Une création des services secrets birmans

« Le moine Wirathu est une création des services secrets birmans sous la junte », estime Régis Anouil, rédacteur en chef d’Église d’Asie, l’agence d’information des Missions étrangères de Paris (MEP). « Certes, il a été emprisonné plusieurs années, mais il n’était jamais loin des services secrets birmans », poursuit Régis Anouil qui considère que les discours haineux et les incitations à la violence du moine ont fini par « coûter cher » en termes d’image à l’international pour la Birmanie. Rien d’étonnant donc, selon Régis Anouil, que « ses soutiens politiques aient préféré le lâcher ».
Il faut dire qu’en juillet 2016 déjà, Aung Ko, le ministre birman des affaires religieuses, avait mis en garde Ma Ba Tha. Son avenir « pourrait être incertain si ses membres propagent un discours de haine pour créer des conflits entre les religions », déclarait-il alors, en ajoutant que « le gouvernement tentait de créer de la stabilité ».

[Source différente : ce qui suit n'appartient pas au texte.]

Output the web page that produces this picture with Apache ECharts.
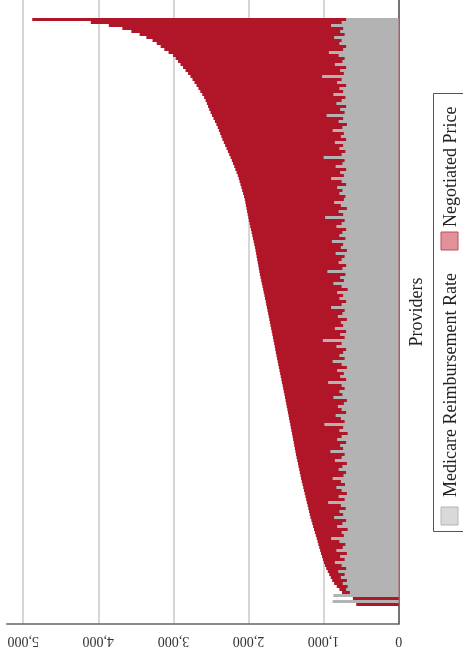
<!DOCTYPE html>
<html>
<head>
<meta charset="utf-8">
<script src="https://cdn.jsdelivr.net/npm/echarts@6/dist/echarts.min.js"></script>
<style>
  html, body { margin: 0; padding: 0; background: #fff; }
  #chart { width: 463px; height: 660px; }
</style>
</head>
<body>
<div id="chart"></div>
<script>
// Negotiated price per provider, sorted ascending (first provider at the bottom)
const negotiatedPrice = [
  565, 590, 610, 690, 755, 790, 825, 860, 885, 905,
  925, 945, 965, 982, 997, 1010, 1022, 1035, 1046, 1058,
  1070, 1080, 1092, 1104, 1116, 1128, 1140, 1151, 1163, 1175,
  1185, 1194, 1204, 1213, 1223, 1233, 1242, 1252, 1262, 1271,
  1281, 1291, 1300, 1308, 1317, 1325, 1334, 1341, 1351, 1360,
  1368, 1376, 1383, 1391, 1398, 1406, 1413, 1421, 1429, 1437,
  1444, 1452, 1460, 1467, 1475, 1483, 1491, 1498, 1506, 1514,
  1522, 1530, 1538, 1546, 1555, 1563, 1571, 1579, 1587, 1596,
  1604, 1612, 1620, 1628, 1636, 1644, 1650, 1659, 1667, 1675,
  1683, 1691, 1699, 1707, 1715, 1723, 1731, 1739, 1747, 1755,
  1764, 1771, 1780, 1788, 1797, 1805, 1814, 1823, 1831, 1840,
  1849, 1856, 1863, 1870, 1877, 1885, 1892, 1899, 1906, 1914,
  1923, 1932, 1941, 1950, 1959, 1968, 1978, 1986, 1995, 2003,
  2011, 2019, 2027, 2035, 2042, 2050, 2060, 2072, 2084, 2095,
  2107, 2119, 2130, 2143, 2159, 2175, 2190, 2206, 2222, 2239,
  2257, 2275, 2293, 2311, 2329, 2347, 2362, 2378, 2394, 2410,
  2428, 2447, 2466, 2486, 2505, 2523, 2539, 2555, 2572, 2591,
  2616, 2642, 2667, 2692, 2719, 2746, 2773, 2805, 2838, 2872,
  2905, 2938, 2971, 3005, 3065, 3121, 3170, 3222, 3278, 3360,
  3450, 3560, 3680, 3860, 4100, 4880
];

// Medicare reimbursement rate for the same providers (null = no rate reported)
const medicareRate = [
  null, 880, null, 870, 650, 700, 680, 745, 690, 770,
  720, 805, 700, 760, 850, 720, 780, 690, 830, 745,
  710, 790, 900, 730, 760, 680, 820, 750, 700, 860,
  740, 790, 705, 770, 940, 720, 800, 690, 760, 830,
  715, 770, 880, 735, 700, 800, 750, 690, 850, 760,
  720, 910, 740, 780, 700, 820, 760, 680, 790, 740,
  990, 720, 770, 840, 700, 760, 810, 730, 690, 870,
  750, 790, 720, 760, 940, 700, 780, 730, 820, 690,
  760, 880, 720, 790, 740, 700, 830, 760, 1010, 720,
  780, 700, 850, 740, 770, 690, 810, 750, 720, 900,
  760, 700, 790, 740, 820, 680, 760, 870, 730, 780,
  710, 950, 750, 700, 800, 760, 720, 840, 690, 770,
  740, 890, 710, 790, 750, 700, 830, 760, 720, 980,
  740, 800, 690, 770, 860, 730, 710, 790, 750, 820,
  700, 760, 900, 730, 780, 700, 840, 750, 720, 1000,
  760, 710, 790, 740, 850, 700, 770, 730, 880, 750,
  690, 800, 740, 960, 720, 780, 700, 830, 760, 710,
  870, 740, 790, 700, 820, 760, 1020, 730, 780, 700,
  850, 750, 720, 800, 930, 740, 700, 790, 760, 860,
  720, 780, 740, 900, 760, 700
];

// Value axis tick values
const valueTicks = [0, 1000, 2000, 3000, 4000, 5000];

const seriesNames = ['Medicare Reimbursement Rate', 'Negotiated Price'];
const axisTitle = 'Providers';

const providers = negotiatedPrice.map((_, i) => 'Provider ' + (i + 1));

const RED = '#b01628';
const GREY = '#b3b3b3';
const FONT = '"Liberation Serif", "Times New Roman", serif';

const chart = echarts.init(document.getElementById('chart'), null, { renderer: 'canvas' });

const fmt = v => String(v).replace(/\B(?=(\d{3})+(?!\d))/g, ',');

// 624px of category axis over 208 bands -> every bar is exactly 3px tall and
// lands on whole pixels, so neighbouring bars join without seams.
chart.setOption({
  animation: false,
  backgroundColor: '#ffffff',
  grid: { left: 6.7, right: 64.3, top: 0, bottom: 36, containLabel: false },
  xAxis: {
    type: 'value',
    inverse: true,
    min: valueTicks[0],
    max: 5220,
    interval: valueTicks[1] - valueTicks[0],
    axisLine: { show: true, onZero: false, lineStyle: { color: '#666', width: 1.5 } },
    axisTick: { show: false },
    splitLine: { show: true, showMaxLine: false, lineStyle: { color: '#c8c8c8', width: 1.5 } },
    axisLabel: {
      rotate: 180,
      margin: 10,
      showMaxLabel: false,
      fontFamily: FONT,
      fontSize: 14,
      color: '#333',
      formatter: v => (valueTicks.indexOf(v) >= 0 ? fmt(v) : '')
    }
  },
  yAxis: {
    type: 'category',
    position: 'right',
    data: providers,
    min: -6,
    max: providers.length + 5,
    boundaryGap: true,
    axisLine: { show: true, onZero: false, lineStyle: { color: '#555', width: 1.5 } },
    axisTick: { show: false },
    axisLabel: { show: false },
    splitLine: { show: false },
    name: axisTitle,
    nameLocation: 'middle',
    nameRotate: 90,
    nameGap: 10,
    nameTextStyle: { fontFamily: FONT, fontSize: 18, color: '#222' }
  },
  series: [
    {
      name: seriesNames[1],
      type: 'bar',
      data: negotiatedPrice,
      itemStyle: { color: RED },
      barGap: '-100%',
      barCategoryGap: '0%',
      z: 2
    },
    {
      name: seriesNames[0],
      type: 'bar',
      data: medicareRate,
      itemStyle: { color: GREY },
      barGap: '-100%',
      barCategoryGap: '0%',
      z: 3
    }
  ],
  graphic: [
    {
      type: 'rect',
      shape: { x: 433.5, y: 93.5, width: 60, height: 438 },
      style: { fill: 'none', stroke: '#555', lineWidth: 1 },
      silent: true
    },
    {
      type: 'rect',
      shape: { x: 441, y: 507, width: 17, height: 18 },
      style: { fill: '#d9d9d9', stroke: '#b5b5b5', lineWidth: 1 },
      silent: true
    },
    {
      type: 'text',
      x: 451, y: 497,
      rotation: Math.PI / 2,
      style: { text: seriesNames[0], font: '18px ' + FONT, fill: '#222', textAlign: 'left', textVerticalAlign: 'middle' },
      silent: true
    },
    {
      type: 'rect',
      shape: { x: 441, y: 232, width: 17, height: 18 },
      style: { fill: '#e0929b', stroke: '#c24a5b', lineWidth: 1 },
      silent: true
    },
    {
      type: 'text',
      x: 451, y: 227,
      rotation: Math.PI / 2,
      style: { text: seriesNames[1], font: '18px ' + FONT, fill: '#222', textAlign: 'left', textVerticalAlign: 'middle' },
      silent: true
    }
  ]
});
</script>
</body>
</html>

Après la visite d’Aung San Suu Kyi au Vatican

C’était la première fois qu’un ministre du gouvernement d’Aung San Suu Kyi, mis en place quatre mois auparavant, émettait une critique contre le mouvement. Dans le même temps, la Sangha avait, pour la première fois, officiellement pris ses distances avec le groupe, sans toutefois demander sa dissolution.
Cette dissolution de Ma Ba Tha intervient également deux semaines après la visite au Vatican de la dirigeante birmane Aung San Suu Kyi, et l’établissement de relations diplomatiques entre le Saint-Siège et la Birmanie. Comme le rappelle Mgr Charles Bo, archevêque de Rangoun, dans une interview accordée le 15 mai à Rangoun à Églises d’Asie et à KTO, « le pape François, cette année, a parlé trois fois des Rohingyas et la dernière fois, il a dit que les Rohingyas formaient un peuple apatride pour lequel les Birmans devaient avoir de la compassion ».
Claire Lesegretain

(1) Ce documentaire (1 h 40), « Le Vénérable W. », sort en salle le 7 juin.